LONDON (Jul. 26)
Six Soviet citizens accused of wartime atrocities against Jews have been sentenced to death, while three others were given 15-year prison terms, after trials at Krasnodar, in South-European Russia, it was reported here today in a dispatch from Moscow. Four of the six condemned to death were accused of herding 20,000 Jews at Radom, in 1942, and sending them to the death camp of Treblinka. The nine men convicted seemed to be judging by their names, Germans, Ukrainians, Russians and one Tatar.
Another report received here today from Moscow establishes that at least four Jews, possibly six, were sentenced to death for “economic crimes” in Kighizia, a Soviet republic, as a result of a mass trial of 45 persons at Frunze, capital of that region. The latest list of those sentenced to death includes the two Jews previously reported, L.A. Feldsher and M.A. Goldman; two thus far not named, I. Dworkin and I. Aspis; and two names believed to be Jewish, B. Dyushaliv and D. Bakuta.
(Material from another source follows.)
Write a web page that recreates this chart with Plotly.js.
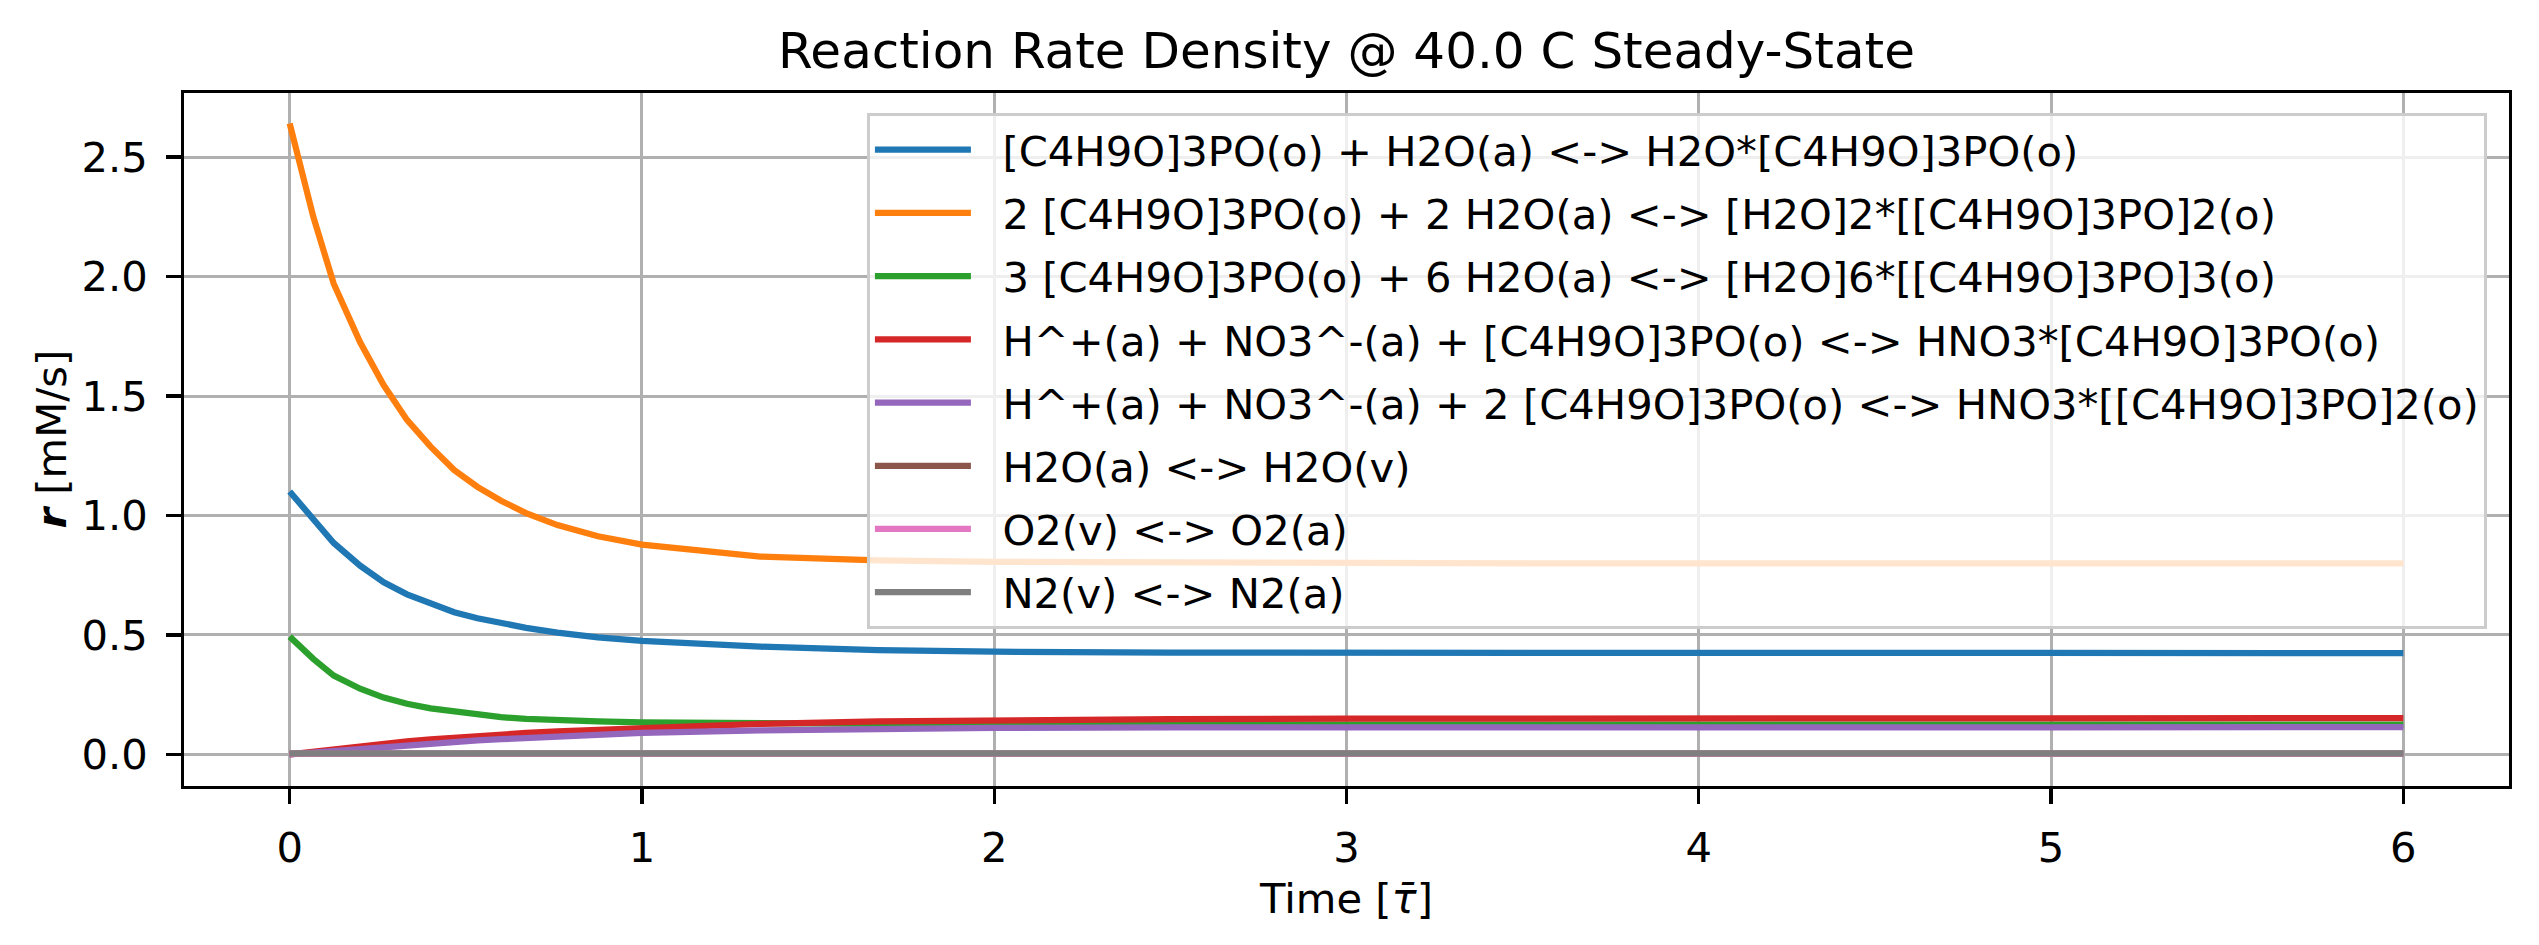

The Guardian of Manchester, commenting on the latest report of what it calls “judicial terror,” declared today it believed the Soviet Union “prefers to make an example of Jews, rather than of Russians, since death sentences for Russians might not be viewed sympathetically by the Russian public.” The reports from the Soviet Union indicated that most of the 45 persons involved in the trial at Frunze were Jewish. Long prison terms were given those who escaped capital punishment.